I covered this game as part of my coverage of the Xbox Game Pass for May 2022

Sliding Block puzzles, Souls-Like and Rogue-Lite, that’s a lot in one game.

Loot River has a couple of interesting features. The player moves around on large block platforms that they can control with the right thumbstick while they run around with the left stick and fight. It’s a good concept but in practice, the game just doesn’t have the fluidity it needs to pull off the idea.

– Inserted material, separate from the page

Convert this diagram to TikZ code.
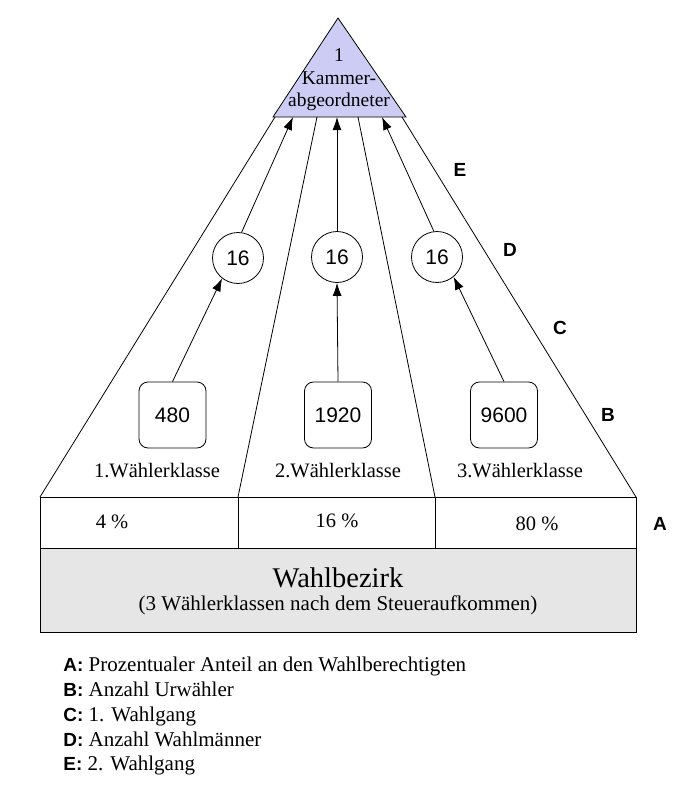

A major issue with Loot River is the combat will feel clunky and slow, but that’s likely on purpose. It feels like the developer took a lot of inspiration from the souls-like genre, and wanted a combat system that required purposeful attacks. Sometimes this works, but other times this just comes off as a mess. It’s the top-down view that breaks how this system is supposed to work and I almost wonder if it had a third-person view over the shoulder, this might feel better.

The real problem with Loot River is it’s a triumvirate of different ideas. If it wasn’t a sliding block puzzle, the design could focus more on the combat and arenas. If it wasn’t a souls-like game, the movement would be more fluid for the rogue-lite and sliding block puzzles. If it wasn’t a rogue-lite, the story and better-designed levels would feel better. Instead, you have randomly designed non-challenging sliding-block level design, A slow clunky souls-like combat on those sliding blocks, and a rogue-lite which means everything is randomized.

Pick this up if you haven’t had enough rouge-Lites or souls likes. If you can enjoy those two by themselves this can still be fun as there really isn’t much puzzle in the sliding blocks and it’s a novel movement system, but Rogue-Lite and Souls-Like still do feel like they’re at odds with each other. Oh well.